Vortrag von Dr. Siegfried Foelz, Schmochtitz zum 100. Geburtstag der Philosophin Hannah Arendt unter dem Titel „Denken ohne Geländer“

Hannah Arendt

Hannah Arendt hat sich zeitlebens nicht als Philosophin gesehen, sondern als Theoretikerin für Politik. Spätestens aber nach dem Vortrag von Dr. Foelz weiß man, dass Hannah Arendt eine ganz außergewöhnliche Philosophin war.

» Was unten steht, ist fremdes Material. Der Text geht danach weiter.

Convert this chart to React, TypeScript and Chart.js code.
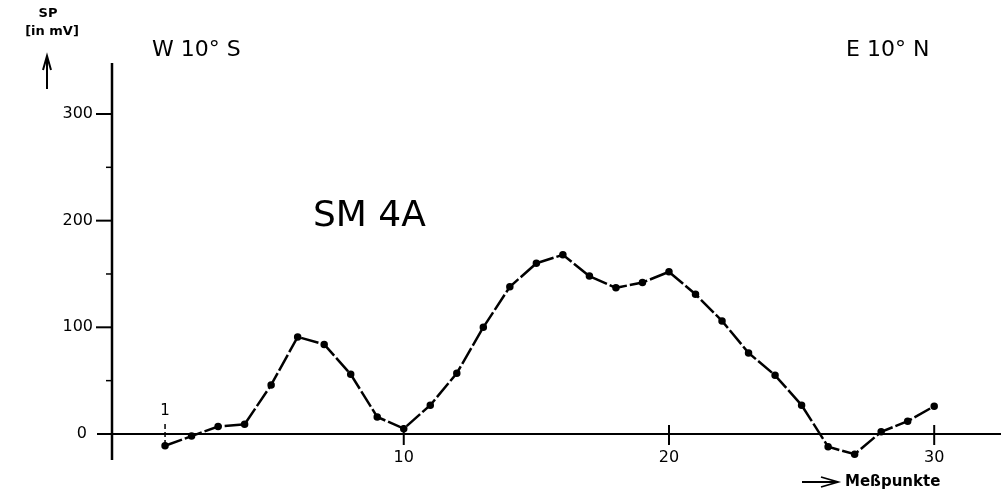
import React, { useEffect, useRef } from "react";
import { Chart, registerables } from "chart.js";

Chart.register(...registerables);

const measurePoints: number[] = [1,2,3,4,5,6,7,8,9,10,11,12,13,14,15,16,17,18,19,20,21,22,23,24,25,26,27,28,29,30];
const spValues: number[] = [-11,-2,7,9,46,91,84,56,16,5,27,57,100,138,160,168,148,137,142,152,131,106,76,55,27,-12,-19,2,12,26];
const yMajorTicks: number[] = [0, 100, 200, 300];
const yMinorTicks: number[] = [50, 150, 250];
const xMajorTicks: number[] = [10, 20, 30];

const FONT = "'DejaVu Sans', sans-serif";

const axesPlugin = {
  id: "handAxes",
  afterDraw(chart: any) {
    const { ctx } = chart;
    const xs = chart.scales.x;
    const ys = chart.scales.y;
    const ax = xs.getPixelForValue(xs.min);
    const ay = ys.getPixelForValue(0);
    ctx.save();
    ctx.strokeStyle = "#000";
    ctx.fillStyle = "#000";
    // y axis
    ctx.lineWidth = 2.5;
    ctx.beginPath();
    ctx.moveTo(ax, ys.getPixelForValue(ys.max));
    ctx.lineTo(ax, ys.getPixelForValue(ys.min));
    ctx.stroke();
    // x axis
    ctx.lineWidth = 2;
    ctx.beginPath();
    ctx.moveTo(ax - 15, ay);
    ctx.lineTo(1001, ay);
    ctx.stroke();
    // y ticks
    ctx.font = `16px ${FONT}`;
    ctx.textAlign = "right";
    ctx.textBaseline = "middle";
    yMajorTicks.forEach((v) => {
      const py = ys.getPixelForValue(v);
      if (v !== 0) {
        ctx.lineWidth = 2;
        ctx.beginPath();
        ctx.moveTo(ax - 16, py);
        ctx.lineTo(ax, py);
        ctx.stroke();
      }
      ctx.fillText(String(v), ax - (v === 0 ? 25 : 19), py);
    });
    yMinorTicks.forEach((v) => {
      const py = ys.getPixelForValue(v);
      ctx.lineWidth = 1.5;
      ctx.beginPath();
      ctx.moveTo(ax - 6, py);
      ctx.lineTo(ax, py);
      ctx.stroke();
    });
    // x ticks
    ctx.textAlign = "center";
    xMajorTicks.forEach((v) => {
      const px = xs.getPixelForValue(v);
      ctx.lineWidth = 2;
      ctx.beginPath();
      ctx.moveTo(px, ay - 9);
      ctx.lineTo(px, ay + 11);
      ctx.stroke();
      ctx.fillText(String(v), px, ay + 24);
    });
    // point 1 marker
    const p1 = xs.getPixelForValue(measurePoints[0]);
    ctx.lineWidth = 1.5;
    ctx.setLineDash([5, 3]);
    ctx.beginPath();
    ctx.moveTo(p1, ay - 10);
    ctx.lineTo(p1, ay + 12);
    ctx.stroke();
    ctx.setLineDash([]);
    ctx.font = `15px ${FONT}`;
    ctx.fillText("1", p1, ay - 23);

    // y axis title
    ctx.font = `bold 13px ${FONT}`;
    ctx.textAlign = "center";
    ctx.fillText("SP", 48, 14);
    ctx.fillText("[in mV]", 52, 32);
    // up arrow
    ctx.lineWidth = 2;
    ctx.beginPath();
    ctx.moveTo(47, 89);
    ctx.lineTo(47, 58);
    ctx.moveTo(43, 70);
    ctx.lineTo(47, 56);
    ctx.lineTo(51, 70);
    ctx.stroke();

    // direction labels
    ctx.font = `22px ${FONT}`;
    ctx.textAlign = "left";
    ctx.fillText("W 10° S", 152, 50);
    ctx.fillText("E 10° N", 846, 50);

    // profile label
    ctx.font = `36px ${FONT}`;
    ctx.fillText("SM 4A", 313, 217);

    // x axis title
    ctx.lineWidth = 1.8;
    ctx.beginPath();
    ctx.moveTo(802, 482);
    ctx.lineTo(836, 482);
    ctx.moveTo(821, 477);
    ctx.lineTo(838, 482);
    ctx.lineTo(821, 487);
    ctx.stroke();
    ctx.font = `bold 15px ${FONT}`;
    ctx.fillText("Meßpunkte", 845, 482);
    ctx.restore();
  },
};

export default function App() {
  const canvasRef = useRef<HTMLCanvasElement | null>(null);
  useEffect(() => {
    const canvas = canvasRef.current;
    if (!canvas) return;
    const chart = new Chart(canvas, {
      type: "line",
      data: {
        labels: measurePoints,
        datasets: [
          {
            data: measurePoints.map((x, i) => ({ x, y: spValues[i] })),
            borderColor: "#000",
            backgroundColor: "#000",
            borderWidth: 2.5,
            borderDash: [18, 3],
            pointRadius: 2.5,
            pointHoverRadius: 2.5,
            tension: 0,
            fill: false,
          },
        ],
      },
      options: {
        animation: false,
        responsive: false,
        maintainAspectRatio: false,
        layout: { padding: { left: 112, top: 63, right: 1, bottom: 35 } },
        plugins: { legend: { display: false }, tooltip: { enabled: false } },
        scales: {
          x: { type: "linear", min: -1, max: 32.33, display: false },
          y: { type: "linear", min: -24.4, max: 347.8, display: false },
        },
      },
      plugins: [axesPlugin],
    });
    return () => chart.destroy();
  }, []);
  return (
    <div style={{ position: "fixed", left: 0, top: 0, width: 1001, height: 495, background: "#fff" }}>
      <canvas ref={canvasRef} width={1001} height={495} style={{ width: 1001, height: 495 }} />
    </div>
  );
}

Nach ihrer Meinung betreiben die Philosophen das Denken um des Denkens willen, sie aber will, dass Denken zum Handeln führt und zwar zu politischem Handeln. Ihr wichtigstes Werk nennt sie deshalb auch „Vita activa oder vom tätigen Leben“. Das politische Handeln ist bei ihr allerdings immer verbunden mit „Vergeben und Versprechen“ und das ist neu. Das Versprechen in der Politik erfahren wir heute meist als negativ, bei ihr aber ist es eine Verpflichtung, die Respekt vor dem anderen und der Wahrheit geradezu fordert. Noch schwieriger ist es mit dem Verzeihen, denn das Verzeihen ist ein urmenschlicher Akt, der Liebe voraussetzt und zu politischem Handeln führt, zu politischem Handeln, das nur in der Gemeinschaft möglich ist und das Sprechen miteinander jeder anderen Konfliktbewältigung vorzieht. Denn der Mensch wurde geschaffen, dass ein Anfang sei. Mit dem Geborensein und der Einmaligkeit eines jeden Individuums beginnt alles Sein wieder von vorn und ist neu zu gestalten. Politik bedeutet nicht Ausdruck von Willkür, sondern Ausdruck von Freiheit und Verantwortung. Der einzelne aber ist nicht frei, Freiheit ist nur im Zusammenleben möglich. Dieses neue Denken nennt sie „Denken ohne Geländer“ oder ein „Wagnis ohne Geländer“. Denn jeder einzelne wird von ihr zur Verantwortung verpflichtet. Diese Denkweise war in Deutschland während des Dritten Reiches abhanden gekommen und ermöglichte ein totalitäres System, in welchem der einzelne überflüssig und ersetzbar geworden war.
Der Lebensweg Hannah Arendts führte von Hannover, wo sie 1906, vor 100 Jahren, geboren wurde, über Königsberg nach Marburg, Heidelberg, Freiburg und Berlin. Die wichtigsten Philosophen ihrer Zeit werden ihre Lehrmeister: Heidegger, Husserl und Jaspers, deren Ideen sie aufnimmt und fortführt, ganz konsequent fortführt ins Politische, das ihr förmlich durch die Umstände aufgezwungen wird, da sie bereits 1933 als Jüdin aus Deutschland emigrieren muss, in Frankreich 1940 erneut verfolgt wird und 1940 in die USA flieht. Von 1963 an lehrt sie dort an verschiedenen Universitäten und wird bis zu Ihrem Tod im Jahr 1975 mit vielen Ehrungen bedacht. Verheiratet war sie mit Günter Anders und Heinrich Blücher. Ihr Glauben war an keine Religion gebunden, Gottvertrauen hieß ihr Credo.
In die Kritik ist sie mit ihrem Bericht über den „Eichmann-Prozess“ geraten, vielen Juden war ihre Auffassung, dass das Böse nur einfach banal und oberflächlich ist und derart unbedacht jeder beliebige handeln könnte, zu wenig kritisch und zu wenig anklagend.
Das Bild, das Dr. Foelz von Hannah Arendt vermittelt, ist das Bild einer höchst lebendigen Frau, deren Philosophie in der Realität zu Hause ist. „Ihre Anwesenheit in der Welt aber gab der Welt einen neuen Charakter, ihre Zeit wird erst noch kommen“. Einen kleinen Hauch davon konnten die Zuhörer bereits spüren.